Up to now, we have used random numbers to perform some computations. Now let's simulate a very simple process ,as an introduction to the field of MonteCarlo: the [random walk](https://en.wikipedia.org/wiki/Random_walk), which is an example of [random process](https://en.wikipedia.org/wiki/Stochastic_process). 

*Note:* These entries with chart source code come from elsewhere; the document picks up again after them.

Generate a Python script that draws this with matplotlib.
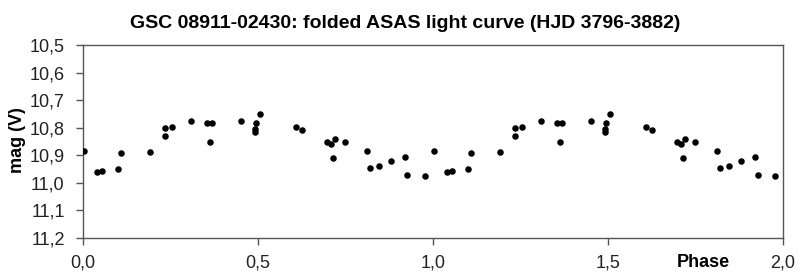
## Folded ASAS light curve of GSC 08911-02430, two cycles shown.

import matplotlib
matplotlib.use("Agg")
import matplotlib.pyplot as plt
import numpy as np
from matplotlib.ticker import FuncFormatter

plt.rcParams['font.family'] = ['Liberation Sans', 'DejaVu Sans']

# phase and V magnitude of each observation (one cycle)
phase = [0.005, 0.040, 0.056, 0.101, 0.109, 0.191, 0.234, 0.235, 0.256, 0.310,
         0.354, 0.369, 0.364, 0.451, 0.494, 0.491, 0.492, 0.507, 0.610, 0.628,
         0.697, 0.709, 0.721, 0.716, 0.750, 0.812, 0.821, 0.846, 0.882, 0.920,
         0.928, 0.979]
mag = [10.884, 10.961, 10.957, 10.951, 10.894, 10.890, 10.802, 10.829, 10.797, 10.776,
       10.782, 10.782, 10.854, 10.776, 10.783, 10.805, 10.815, 10.752, 10.797, 10.807,
       10.853, 10.860, 10.843, 10.910, 10.854, 10.884, 10.946, 10.941, 10.921, 10.905,
       10.971, 10.976]

title = "GSC 08911-02430: folded ASAS light curve (HJD 3796-3882)"
xticks = [0.0, 0.5, 1.0, 1.5, 2.0]
yticks = [10.5, 10.6, 10.7, 10.8, 10.9, 11.0, 11.1, 11.2]

# show the folded curve twice
x = np.concatenate([np.array(phase), np.array(phase) + 1])
y = np.concatenate([mag, mag])

fig = plt.figure(figsize=(7.99, 2.73), dpi=100)
ax = fig.add_axes([0.1035, 0.1293, 0.8761, 0.7057])

ax.scatter(x, y, s=22, color="black", zorder=3, linewidths=0)

ax.set_xlim(0, 2)
ax.set_ylim(11.2, 10.5)
ax.set_xticks(xticks)
ax.set_yticks(yticks)

comma = lambda fmt: FuncFormatter(lambda v, pos: format(v, fmt).replace(".", ","))
ax.xaxis.set_major_formatter(comma(".1f"))
ax.yaxis.set_major_formatter(comma(".1f"))

for s in ax.spines.values():
    s.set_color("#555555")
    s.set_linewidth(1.0)
ax.tick_params(direction="out", length=5, width=1, color="#555555",
               labelsize=13, labelcolor="#222222")
ax.tick_params(axis="y", pad=8)
ax.tick_params(axis="x", pad=7)

ax.set_title(title, fontsize=14, fontweight="bold", pad=12, x=0.46)
ax.set_ylabel("mag (V)", fontsize=13, fontweight="bold")
ax.yaxis.set_label_coords(-0.081, 0.507)
ax.set_xlabel("Phase", fontsize=13, fontweight="bold")
ax.xaxis.set_label_coords(0.886, -0.127)
ax.xaxis.label.set_va("center")

fig.savefig("out.png", dpi=100)
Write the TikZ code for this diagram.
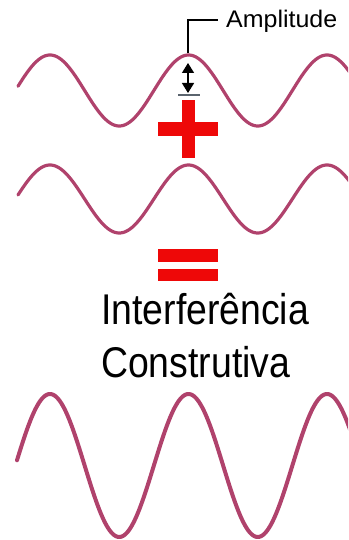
\documentclass[tikz,border=0pt]{standalone}
\usepackage{fontspec}
\setmainfont{Liberation Sans}
\usetikzlibrary{arrows.meta}
\definecolor{wave}{RGB}{176,66,108}
\definecolor{plusred}{RGB}{238,8,8}
\definecolor{bargray}{RGB}{90,100,110}
\begin{document}
\begin{tikzpicture}[x=1pt,y=-1pt,
  wavestyle/.style={draw=wave,line width=3.2pt,line cap=round,line join=round},
  bigwave/.style={draw=wave,line width=4pt,line cap=round,line join=round},
  redbar/.style={fill=plusred,draw=none},
  bigtext/.style={inner sep=0pt,font=\fontsize{43}{53}\selectfont,xscale=0.87,anchor=base west},
  labeltext/.style={inner sep=0pt,font=\fontsize{24}{28}\selectfont,xscale=1.04,anchor=base west},
  amparrow/.style={{Triangle[length=10pt,width=12pt]}-{Triangle[length=10pt,width=12pt]}}]
\useasboundingbox (0,0) rectangle (348,540);
\begin{scope}
\clip (0,0) rectangle (348,540);
% wave 1
\draw[wavestyle] plot[domain=18:356,samples=220,smooth] (\x,{90.5-35.5*cos((\x-50)*2.5993)});
% wave 2
\draw[wavestyle] plot[domain=18:356,samples=220,smooth] (\x,{199-34*cos((\x-50)*2.5993)});
% wave 3
\draw[bigwave] plot[domain=17:356,samples=260,smooth] (\x,{465.5-71.5*cos((\x-50)*2.5993)});
\end{scope}
% amplitude label
\node[labeltext] (amp) at (226,28) {Amplitude};
\coordinate (crest) at (188,53);
\coordinate (corner) at (188,20);
\coordinate (lend) at (218,20);
\draw[black,line width=1.4pt] (crest) -- (corner) -- (lend);
% amplitude arrow
\coordinate (atop) at (188,63);
\coordinate (abot) at (188,93);
\draw[black,line width=1.4pt,amparrow] (atop) -- (abot);
\coordinate (bl) at (178,95);
\coordinate (br) at (200,95);
\draw[bargray,line width=1.8pt] (bl) -- (br);
% plus
\fill[redbar] (158,122) rectangle (218,136);
\fill[redbar] (182,100) rectangle (195,158);
% equals
\fill[redbar] (158,249) rectangle (218,262);
\fill[redbar] (158,269) rectangle (218,281);
% text
\node[bigtext] (t1) at (101,324) {Interferência};
\node[bigtext] (t2) at (101,377) {Construtiva};
\end{tikzpicture}
\end{document}
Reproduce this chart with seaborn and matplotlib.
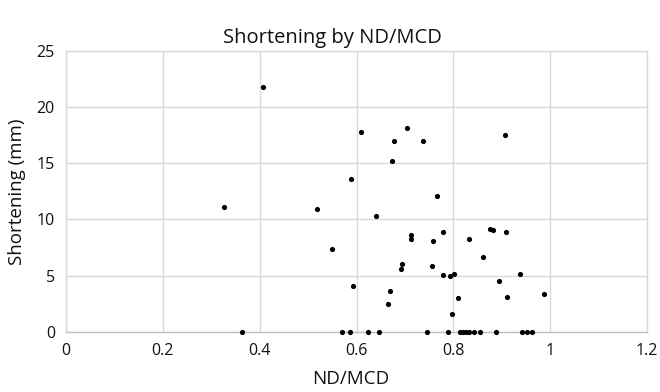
import matplotlib
matplotlib.use("Agg")
import matplotlib.pyplot as plt
import seaborn as sns
import pandas as pd

# Data
nd_mcd = [0.407, 0.326, 0.610, 0.704, 0.678, 0.738, 0.674, 0.589, 0.767, 0.519,
          0.640, 0.713, 0.713, 0.778, 0.758, 0.549, 0.694, 0.692, 0.756, 0.778,
          0.793, 0.802, 0.593, 0.669, 0.665, 0.798, 0.810, 0.907, 0.875, 0.881,
          0.908, 0.832, 0.861, 0.937, 0.894, 0.910, 0.988,
          0.364, 0.571, 0.587, 0.624, 0.647, 0.745, 0.789, 0.814, 0.820, 0.826,
          0.833, 0.843, 0.856, 0.888, 0.942, 0.952, 0.963]
shortening = [21.8, 11.1, 17.8, 18.1, 17.0, 17.0, 15.2, 13.6, 12.1, 10.9,
              10.3, 8.6, 8.3, 8.9, 8.1, 7.4, 6.05, 5.6, 5.9, 5.05,
              4.97, 5.15, 4.1, 3.65, 2.5, 1.57, 3.0, 17.55, 9.15, 9.05,
              8.88, 8.3, 6.65, 5.15, 4.55, 3.08, 3.4,
              0, 0, 0, 0, 0, 0, 0, 0, 0, 0,
              0, 0, 0, 0, 0, 0, 0]

x_ticks = [0, 0.2, 0.4, 0.6, 0.8, 1.0, 1.2]
x_tick_labels = ["0", "0.2", "0.4", "0.6", "0.8", "1", "1.2"]
y_ticks = [0, 5, 10, 15, 20, 25]

df = pd.DataFrame({"ND/MCD": nd_mcd, "Shortening (mm)": shortening})

sns.set_theme(style="white")
plt.rcParams["font.family"] = ["Open Sans", "DejaVu Sans"]

fig = plt.figure(figsize=(6.6, 3.92), dpi=100)
ax = fig.add_axes([66 / 660, 1 - 332 / 392, (647 - 66) / 660, (332 - 50.7) / 392])

sns.scatterplot(data=df, x="ND/MCD", y="Shortening (mm)", ax=ax,
                color="black", s=14, linewidth=0, zorder=3, clip_on=False)

ax.set_xlim(0, 1.2)
ax.set_ylim(0, 25)
ax.set_xticks(x_ticks)
ax.set_xticklabels(x_tick_labels)
ax.set_yticks(y_ticks)
ax.grid(True, color="#d9d9d9", linewidth=1)
ax.set_axisbelow(True)
for side in ["left", "right", "top"]:
    ax.spines[side].set_color("#d9d9d9")
    ax.spines[side].set_linewidth(1)
ax.spines["bottom"].set_color("#bfbfbf")
ax.spines["bottom"].set_linewidth(1)
ax.tick_params(axis="both", length=0, labelsize=11.5, colors="#111111", pad=8)

ax.set_xlabel("ND/MCD", fontsize=13.5, color="#111111")
ax.xaxis.set_label_coords(0.49, -0.135)
ax.set_ylabel("Shortening (mm)", fontsize=13.5, color="#111111", labelpad=8)
fig.text(0.503, 1 - 38 / 392, "Shortening by ND/MCD", fontsize=14.5,
         color="#111111", ha="center", va="center")

fig.savefig("out.png", dpi=100)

We will define a grid, and our walker will chose the next position at random. We are interested in computing the mean squared distance as function of time, which is related with a diffusion process.

In [None]:
import numpy as np

import matplotlib.pyplot as plt
def random_walk(seed, nsteps, ax):
    rng = np.random.default_rng(seed=seed)
    x = np.zeros(nsteps)
    y = np.zeros(nsteps)
    # YOUR CODE HERE
    raise NotImplementedError()
    ax.plot(x, y)
    
NSTEPS = 10000
fig, ax = plt.subplots()
random_walk(10, NSTEPS, ax)
random_walk(2, NSTEPS, ax)
random_walk(7, NSTEPS, ax)



<mark>Exercise</mark>
- [ ] Compute the mean squared distance as a function of time
- [ ] Simulate a 3D random walk
- [ ] Simulate a loaded dice with the following probabilities. Perform 10000 throws and plot the final distribution.
| Outcome      | 1 | 2| 3| 4| 5| 6|
|-|-|-|-|-|-|-|
| Probability  | 0.2 | 0.14 | 0.22 | 0.16 | 0.17 | 0.11|